### Task description:
From the listing below, copy every line with the word "this".

(Source code of charts)

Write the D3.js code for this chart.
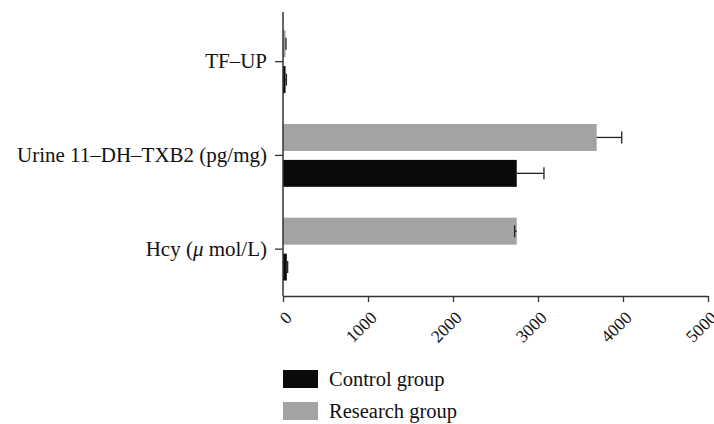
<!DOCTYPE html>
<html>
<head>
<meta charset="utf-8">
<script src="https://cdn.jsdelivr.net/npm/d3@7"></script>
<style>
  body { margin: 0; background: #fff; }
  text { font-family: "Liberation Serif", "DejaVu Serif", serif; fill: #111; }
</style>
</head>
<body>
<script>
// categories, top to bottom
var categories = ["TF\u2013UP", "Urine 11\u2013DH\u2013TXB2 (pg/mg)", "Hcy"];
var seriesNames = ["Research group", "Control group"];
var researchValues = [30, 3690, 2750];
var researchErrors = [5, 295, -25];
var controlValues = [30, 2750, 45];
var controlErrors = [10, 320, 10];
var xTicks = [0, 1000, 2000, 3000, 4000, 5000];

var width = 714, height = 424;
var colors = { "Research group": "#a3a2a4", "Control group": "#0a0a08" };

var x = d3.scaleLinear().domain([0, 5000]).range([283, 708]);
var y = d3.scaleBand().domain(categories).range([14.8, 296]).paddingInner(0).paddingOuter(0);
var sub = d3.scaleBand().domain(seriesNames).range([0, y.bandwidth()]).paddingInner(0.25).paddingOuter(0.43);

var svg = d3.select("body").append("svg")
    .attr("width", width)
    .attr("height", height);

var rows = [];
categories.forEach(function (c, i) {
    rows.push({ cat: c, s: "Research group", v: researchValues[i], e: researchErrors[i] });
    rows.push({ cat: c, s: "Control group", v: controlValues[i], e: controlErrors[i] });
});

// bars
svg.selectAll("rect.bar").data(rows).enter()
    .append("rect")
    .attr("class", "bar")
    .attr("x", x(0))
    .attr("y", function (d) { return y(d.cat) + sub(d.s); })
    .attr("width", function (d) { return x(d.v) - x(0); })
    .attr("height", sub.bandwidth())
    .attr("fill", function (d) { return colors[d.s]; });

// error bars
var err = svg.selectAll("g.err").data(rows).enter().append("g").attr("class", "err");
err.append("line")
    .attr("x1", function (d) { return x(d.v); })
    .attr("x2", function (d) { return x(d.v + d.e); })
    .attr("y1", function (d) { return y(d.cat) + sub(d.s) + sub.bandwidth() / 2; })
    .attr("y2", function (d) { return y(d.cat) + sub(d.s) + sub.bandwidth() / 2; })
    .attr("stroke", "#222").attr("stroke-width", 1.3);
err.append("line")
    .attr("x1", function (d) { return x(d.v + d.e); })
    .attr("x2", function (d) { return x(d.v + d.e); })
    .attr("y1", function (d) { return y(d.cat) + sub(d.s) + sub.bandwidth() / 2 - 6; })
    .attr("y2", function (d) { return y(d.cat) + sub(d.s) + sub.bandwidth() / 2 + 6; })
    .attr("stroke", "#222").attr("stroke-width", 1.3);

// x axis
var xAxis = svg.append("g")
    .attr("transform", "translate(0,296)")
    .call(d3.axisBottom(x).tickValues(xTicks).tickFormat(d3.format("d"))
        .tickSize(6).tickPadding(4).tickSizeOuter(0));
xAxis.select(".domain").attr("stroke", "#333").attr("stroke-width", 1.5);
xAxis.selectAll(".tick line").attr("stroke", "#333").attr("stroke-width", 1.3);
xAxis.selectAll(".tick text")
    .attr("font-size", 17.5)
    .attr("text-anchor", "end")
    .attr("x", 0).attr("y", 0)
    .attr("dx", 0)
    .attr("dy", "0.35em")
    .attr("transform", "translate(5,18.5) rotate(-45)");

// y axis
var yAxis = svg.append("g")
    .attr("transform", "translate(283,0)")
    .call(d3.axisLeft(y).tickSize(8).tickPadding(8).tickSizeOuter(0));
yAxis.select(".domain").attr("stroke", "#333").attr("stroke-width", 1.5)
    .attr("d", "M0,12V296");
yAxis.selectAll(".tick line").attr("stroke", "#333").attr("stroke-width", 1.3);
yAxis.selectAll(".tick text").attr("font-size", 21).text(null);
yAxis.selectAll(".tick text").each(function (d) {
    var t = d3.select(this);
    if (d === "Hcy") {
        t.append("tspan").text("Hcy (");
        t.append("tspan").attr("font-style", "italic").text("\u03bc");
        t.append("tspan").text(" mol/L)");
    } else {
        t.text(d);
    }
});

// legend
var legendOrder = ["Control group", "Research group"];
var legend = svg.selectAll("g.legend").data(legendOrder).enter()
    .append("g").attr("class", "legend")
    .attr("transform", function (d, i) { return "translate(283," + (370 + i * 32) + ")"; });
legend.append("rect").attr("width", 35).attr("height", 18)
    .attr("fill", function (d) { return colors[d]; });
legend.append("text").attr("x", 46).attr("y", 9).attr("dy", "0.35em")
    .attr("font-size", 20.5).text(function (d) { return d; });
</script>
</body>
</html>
---
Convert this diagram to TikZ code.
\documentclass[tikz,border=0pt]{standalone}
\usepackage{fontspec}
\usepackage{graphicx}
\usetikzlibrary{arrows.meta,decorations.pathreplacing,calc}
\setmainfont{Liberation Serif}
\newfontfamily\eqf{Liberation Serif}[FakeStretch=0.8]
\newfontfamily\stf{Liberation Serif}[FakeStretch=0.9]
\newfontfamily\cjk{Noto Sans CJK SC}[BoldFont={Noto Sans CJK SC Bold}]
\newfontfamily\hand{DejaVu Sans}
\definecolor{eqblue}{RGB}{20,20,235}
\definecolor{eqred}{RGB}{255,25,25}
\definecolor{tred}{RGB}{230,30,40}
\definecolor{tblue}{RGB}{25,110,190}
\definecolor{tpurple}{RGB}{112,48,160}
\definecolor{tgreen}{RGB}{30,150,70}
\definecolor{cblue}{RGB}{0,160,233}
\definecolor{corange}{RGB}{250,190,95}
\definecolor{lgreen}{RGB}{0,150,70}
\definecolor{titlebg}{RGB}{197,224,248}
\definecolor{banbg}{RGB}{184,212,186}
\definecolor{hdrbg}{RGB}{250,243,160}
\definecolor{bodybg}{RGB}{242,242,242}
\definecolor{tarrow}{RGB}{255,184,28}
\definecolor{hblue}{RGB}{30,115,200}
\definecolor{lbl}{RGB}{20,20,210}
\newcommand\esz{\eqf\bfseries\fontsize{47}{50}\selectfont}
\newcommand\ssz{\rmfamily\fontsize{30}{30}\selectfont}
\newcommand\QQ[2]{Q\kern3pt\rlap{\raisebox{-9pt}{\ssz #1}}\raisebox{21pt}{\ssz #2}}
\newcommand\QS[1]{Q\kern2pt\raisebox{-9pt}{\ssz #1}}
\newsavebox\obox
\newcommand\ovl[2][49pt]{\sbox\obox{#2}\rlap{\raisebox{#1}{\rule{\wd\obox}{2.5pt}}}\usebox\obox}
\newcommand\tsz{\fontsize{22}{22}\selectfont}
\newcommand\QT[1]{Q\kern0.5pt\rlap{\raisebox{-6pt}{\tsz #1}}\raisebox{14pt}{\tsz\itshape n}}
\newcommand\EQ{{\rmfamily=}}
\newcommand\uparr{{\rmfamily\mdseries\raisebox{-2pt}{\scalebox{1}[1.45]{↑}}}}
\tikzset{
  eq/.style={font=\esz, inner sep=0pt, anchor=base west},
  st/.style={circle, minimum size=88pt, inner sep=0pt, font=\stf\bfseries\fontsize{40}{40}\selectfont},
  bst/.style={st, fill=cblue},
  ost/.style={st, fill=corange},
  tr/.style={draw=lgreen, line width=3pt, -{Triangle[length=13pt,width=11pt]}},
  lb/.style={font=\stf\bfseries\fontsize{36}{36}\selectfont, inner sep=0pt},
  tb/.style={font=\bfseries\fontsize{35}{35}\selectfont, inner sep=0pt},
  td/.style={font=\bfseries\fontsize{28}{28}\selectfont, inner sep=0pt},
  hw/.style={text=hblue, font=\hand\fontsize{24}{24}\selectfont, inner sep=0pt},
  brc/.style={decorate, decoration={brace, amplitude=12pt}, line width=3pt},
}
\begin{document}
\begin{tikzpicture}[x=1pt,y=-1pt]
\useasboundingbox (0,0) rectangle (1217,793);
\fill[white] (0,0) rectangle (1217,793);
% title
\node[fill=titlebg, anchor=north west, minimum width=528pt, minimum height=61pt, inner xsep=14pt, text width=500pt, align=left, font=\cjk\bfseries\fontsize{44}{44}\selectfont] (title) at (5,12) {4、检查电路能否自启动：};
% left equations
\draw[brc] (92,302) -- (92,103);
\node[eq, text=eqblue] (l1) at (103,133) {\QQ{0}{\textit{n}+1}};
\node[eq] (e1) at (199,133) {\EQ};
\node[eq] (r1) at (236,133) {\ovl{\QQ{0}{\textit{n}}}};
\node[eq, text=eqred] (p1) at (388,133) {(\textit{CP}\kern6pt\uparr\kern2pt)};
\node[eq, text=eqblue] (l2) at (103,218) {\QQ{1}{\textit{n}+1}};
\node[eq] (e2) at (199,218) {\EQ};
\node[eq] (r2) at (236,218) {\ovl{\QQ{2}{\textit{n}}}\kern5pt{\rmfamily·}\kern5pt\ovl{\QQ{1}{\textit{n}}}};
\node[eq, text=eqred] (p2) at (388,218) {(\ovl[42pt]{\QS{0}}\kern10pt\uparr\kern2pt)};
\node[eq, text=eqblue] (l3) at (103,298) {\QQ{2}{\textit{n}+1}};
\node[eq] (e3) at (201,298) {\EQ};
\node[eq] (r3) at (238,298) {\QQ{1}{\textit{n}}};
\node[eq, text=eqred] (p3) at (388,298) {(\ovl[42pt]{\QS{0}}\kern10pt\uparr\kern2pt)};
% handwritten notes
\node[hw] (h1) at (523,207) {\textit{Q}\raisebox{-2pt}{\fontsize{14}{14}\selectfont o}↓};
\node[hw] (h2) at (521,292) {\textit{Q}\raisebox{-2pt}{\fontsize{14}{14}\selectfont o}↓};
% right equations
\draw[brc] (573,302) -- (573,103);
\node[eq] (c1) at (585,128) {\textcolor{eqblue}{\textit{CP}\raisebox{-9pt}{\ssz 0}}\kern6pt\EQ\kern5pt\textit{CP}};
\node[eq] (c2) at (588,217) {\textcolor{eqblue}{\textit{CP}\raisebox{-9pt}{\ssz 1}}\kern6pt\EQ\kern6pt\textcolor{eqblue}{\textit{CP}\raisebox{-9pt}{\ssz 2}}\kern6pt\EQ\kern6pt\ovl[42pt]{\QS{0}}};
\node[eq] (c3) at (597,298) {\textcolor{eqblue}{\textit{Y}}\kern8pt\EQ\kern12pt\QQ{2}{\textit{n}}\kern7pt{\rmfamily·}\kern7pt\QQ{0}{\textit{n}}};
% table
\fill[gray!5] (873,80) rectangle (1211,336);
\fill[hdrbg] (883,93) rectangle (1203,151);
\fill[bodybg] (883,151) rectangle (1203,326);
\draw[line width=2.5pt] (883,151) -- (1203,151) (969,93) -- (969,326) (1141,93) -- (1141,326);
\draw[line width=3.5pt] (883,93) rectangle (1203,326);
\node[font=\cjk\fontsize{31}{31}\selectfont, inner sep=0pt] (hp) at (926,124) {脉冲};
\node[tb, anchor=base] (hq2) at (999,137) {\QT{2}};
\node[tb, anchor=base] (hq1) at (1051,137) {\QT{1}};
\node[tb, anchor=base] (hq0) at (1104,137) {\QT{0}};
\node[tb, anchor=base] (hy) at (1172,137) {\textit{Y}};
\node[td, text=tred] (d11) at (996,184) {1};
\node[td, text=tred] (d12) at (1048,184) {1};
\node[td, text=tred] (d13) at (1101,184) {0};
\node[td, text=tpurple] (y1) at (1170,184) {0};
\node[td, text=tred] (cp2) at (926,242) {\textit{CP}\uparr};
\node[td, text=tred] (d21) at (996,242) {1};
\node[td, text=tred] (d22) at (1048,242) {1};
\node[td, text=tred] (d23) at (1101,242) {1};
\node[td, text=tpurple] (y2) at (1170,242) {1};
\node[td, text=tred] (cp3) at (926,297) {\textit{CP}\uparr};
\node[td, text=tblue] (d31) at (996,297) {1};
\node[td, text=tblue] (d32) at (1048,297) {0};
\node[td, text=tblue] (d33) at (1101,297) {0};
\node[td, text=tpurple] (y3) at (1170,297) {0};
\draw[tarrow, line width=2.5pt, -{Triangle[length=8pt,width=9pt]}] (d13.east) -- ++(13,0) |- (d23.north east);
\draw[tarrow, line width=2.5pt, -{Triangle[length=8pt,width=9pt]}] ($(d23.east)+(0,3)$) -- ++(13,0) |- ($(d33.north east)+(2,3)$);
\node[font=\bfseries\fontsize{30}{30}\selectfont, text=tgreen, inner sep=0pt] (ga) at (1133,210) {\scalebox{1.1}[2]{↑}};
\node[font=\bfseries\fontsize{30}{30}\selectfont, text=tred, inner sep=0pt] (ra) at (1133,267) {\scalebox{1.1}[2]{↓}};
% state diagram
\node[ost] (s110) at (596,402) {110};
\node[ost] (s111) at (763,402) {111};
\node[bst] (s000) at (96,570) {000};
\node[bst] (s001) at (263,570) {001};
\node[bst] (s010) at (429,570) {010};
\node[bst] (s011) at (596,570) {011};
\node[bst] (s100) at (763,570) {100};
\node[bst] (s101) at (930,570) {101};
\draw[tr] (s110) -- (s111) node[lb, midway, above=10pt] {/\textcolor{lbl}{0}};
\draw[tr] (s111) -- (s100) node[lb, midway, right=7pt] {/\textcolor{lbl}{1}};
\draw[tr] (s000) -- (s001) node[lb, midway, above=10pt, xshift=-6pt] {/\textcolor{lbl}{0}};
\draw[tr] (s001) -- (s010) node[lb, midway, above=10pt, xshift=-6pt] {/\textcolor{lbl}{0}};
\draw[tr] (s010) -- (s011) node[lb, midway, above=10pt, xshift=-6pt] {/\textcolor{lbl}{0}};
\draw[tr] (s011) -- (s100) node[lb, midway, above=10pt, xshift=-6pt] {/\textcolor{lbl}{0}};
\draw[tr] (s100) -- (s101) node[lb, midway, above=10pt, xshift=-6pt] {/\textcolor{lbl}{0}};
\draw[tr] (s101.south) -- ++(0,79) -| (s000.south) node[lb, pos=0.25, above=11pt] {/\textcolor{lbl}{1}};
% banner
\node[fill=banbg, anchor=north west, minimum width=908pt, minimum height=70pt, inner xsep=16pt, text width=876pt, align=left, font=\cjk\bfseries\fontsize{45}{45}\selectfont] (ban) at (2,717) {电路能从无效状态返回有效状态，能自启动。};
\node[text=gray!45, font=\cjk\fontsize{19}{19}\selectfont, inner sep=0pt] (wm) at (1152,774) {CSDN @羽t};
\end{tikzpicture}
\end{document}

### Answer to the exercise:
Write the D3.js code for this chart.
    var t = d3.select(this);
Convert this diagram to TikZ code.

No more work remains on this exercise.